[What is required]:
Leave out the pictures and set down exactly the lines from the start of the listing through the one with "import plotly.graph_objects as go", both included.

[Dataset excerpt]:
- - -

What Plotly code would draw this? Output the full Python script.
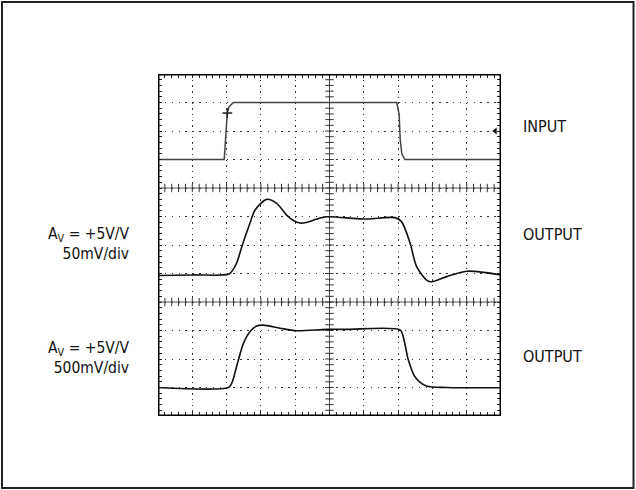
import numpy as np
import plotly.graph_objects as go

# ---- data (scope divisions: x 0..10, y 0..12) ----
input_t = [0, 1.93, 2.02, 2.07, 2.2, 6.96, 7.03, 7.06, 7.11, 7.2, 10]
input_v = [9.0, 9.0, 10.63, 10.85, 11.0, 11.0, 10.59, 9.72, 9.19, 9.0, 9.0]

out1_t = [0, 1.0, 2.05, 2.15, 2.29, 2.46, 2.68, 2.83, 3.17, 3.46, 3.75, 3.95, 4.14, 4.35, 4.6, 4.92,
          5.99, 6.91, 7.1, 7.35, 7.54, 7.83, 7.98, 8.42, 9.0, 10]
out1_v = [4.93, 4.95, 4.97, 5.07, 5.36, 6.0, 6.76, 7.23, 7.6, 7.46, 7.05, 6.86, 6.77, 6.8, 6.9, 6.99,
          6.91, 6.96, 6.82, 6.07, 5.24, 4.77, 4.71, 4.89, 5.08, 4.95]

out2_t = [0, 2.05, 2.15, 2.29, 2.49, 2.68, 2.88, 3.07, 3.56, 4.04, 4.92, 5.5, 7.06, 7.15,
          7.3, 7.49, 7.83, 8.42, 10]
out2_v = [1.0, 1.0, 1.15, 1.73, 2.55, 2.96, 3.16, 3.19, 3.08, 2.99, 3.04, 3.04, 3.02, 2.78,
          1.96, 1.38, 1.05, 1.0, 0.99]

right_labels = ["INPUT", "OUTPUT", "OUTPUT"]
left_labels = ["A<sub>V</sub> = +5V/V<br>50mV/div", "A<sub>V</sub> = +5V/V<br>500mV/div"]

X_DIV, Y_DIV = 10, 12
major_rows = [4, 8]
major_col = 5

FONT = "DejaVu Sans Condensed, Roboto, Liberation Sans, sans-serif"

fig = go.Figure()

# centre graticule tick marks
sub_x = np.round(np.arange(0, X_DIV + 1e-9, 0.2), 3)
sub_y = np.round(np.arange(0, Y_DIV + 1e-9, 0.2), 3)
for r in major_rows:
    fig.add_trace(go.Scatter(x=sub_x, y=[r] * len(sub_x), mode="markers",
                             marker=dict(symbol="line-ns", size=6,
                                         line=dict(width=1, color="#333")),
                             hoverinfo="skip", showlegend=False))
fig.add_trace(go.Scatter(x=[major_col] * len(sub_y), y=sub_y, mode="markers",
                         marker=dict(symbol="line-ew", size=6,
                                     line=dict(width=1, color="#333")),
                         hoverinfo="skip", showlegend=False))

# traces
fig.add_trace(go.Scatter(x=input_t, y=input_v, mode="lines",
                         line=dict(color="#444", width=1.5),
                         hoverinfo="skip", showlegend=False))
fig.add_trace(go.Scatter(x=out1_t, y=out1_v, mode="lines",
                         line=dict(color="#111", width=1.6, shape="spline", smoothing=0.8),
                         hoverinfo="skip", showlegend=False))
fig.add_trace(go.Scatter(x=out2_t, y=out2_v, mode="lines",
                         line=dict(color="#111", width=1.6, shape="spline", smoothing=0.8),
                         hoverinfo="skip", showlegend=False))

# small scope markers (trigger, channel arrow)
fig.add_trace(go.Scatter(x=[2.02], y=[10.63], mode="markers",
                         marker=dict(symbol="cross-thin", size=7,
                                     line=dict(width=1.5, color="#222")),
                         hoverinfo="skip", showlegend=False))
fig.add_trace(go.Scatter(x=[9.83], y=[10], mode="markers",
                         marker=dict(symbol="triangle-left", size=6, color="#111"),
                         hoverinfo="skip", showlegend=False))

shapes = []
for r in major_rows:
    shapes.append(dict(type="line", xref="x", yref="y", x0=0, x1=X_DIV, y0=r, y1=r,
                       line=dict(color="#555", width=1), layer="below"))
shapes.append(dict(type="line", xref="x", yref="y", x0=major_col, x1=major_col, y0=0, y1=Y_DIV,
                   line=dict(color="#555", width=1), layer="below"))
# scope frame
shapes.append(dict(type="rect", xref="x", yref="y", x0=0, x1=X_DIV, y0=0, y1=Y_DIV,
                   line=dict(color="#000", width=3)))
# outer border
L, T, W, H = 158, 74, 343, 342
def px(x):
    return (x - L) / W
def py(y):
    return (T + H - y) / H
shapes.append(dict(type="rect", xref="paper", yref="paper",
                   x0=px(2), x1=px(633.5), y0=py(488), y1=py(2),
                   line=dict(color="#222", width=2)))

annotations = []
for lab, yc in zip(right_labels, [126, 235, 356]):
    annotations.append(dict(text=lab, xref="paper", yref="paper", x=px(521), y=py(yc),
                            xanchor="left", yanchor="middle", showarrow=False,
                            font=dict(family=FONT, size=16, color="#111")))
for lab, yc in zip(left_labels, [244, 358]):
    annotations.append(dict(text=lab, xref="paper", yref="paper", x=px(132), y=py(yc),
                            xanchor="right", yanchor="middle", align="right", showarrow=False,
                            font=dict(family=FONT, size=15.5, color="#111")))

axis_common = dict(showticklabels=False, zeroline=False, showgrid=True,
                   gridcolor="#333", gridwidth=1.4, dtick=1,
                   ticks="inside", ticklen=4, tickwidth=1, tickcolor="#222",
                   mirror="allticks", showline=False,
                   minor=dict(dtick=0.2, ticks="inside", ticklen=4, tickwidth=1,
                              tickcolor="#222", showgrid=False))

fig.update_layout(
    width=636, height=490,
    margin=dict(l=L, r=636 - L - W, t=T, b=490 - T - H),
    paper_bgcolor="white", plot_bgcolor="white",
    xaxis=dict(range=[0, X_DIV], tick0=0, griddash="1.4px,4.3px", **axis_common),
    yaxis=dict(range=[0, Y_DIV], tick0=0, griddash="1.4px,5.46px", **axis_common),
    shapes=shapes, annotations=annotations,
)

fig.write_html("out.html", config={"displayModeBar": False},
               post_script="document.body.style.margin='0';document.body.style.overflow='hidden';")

- - -

[Finished exercise]:
What Plotly code would draw this? Output the full Python script.
import numpy as np
import plotly.graph_objects as go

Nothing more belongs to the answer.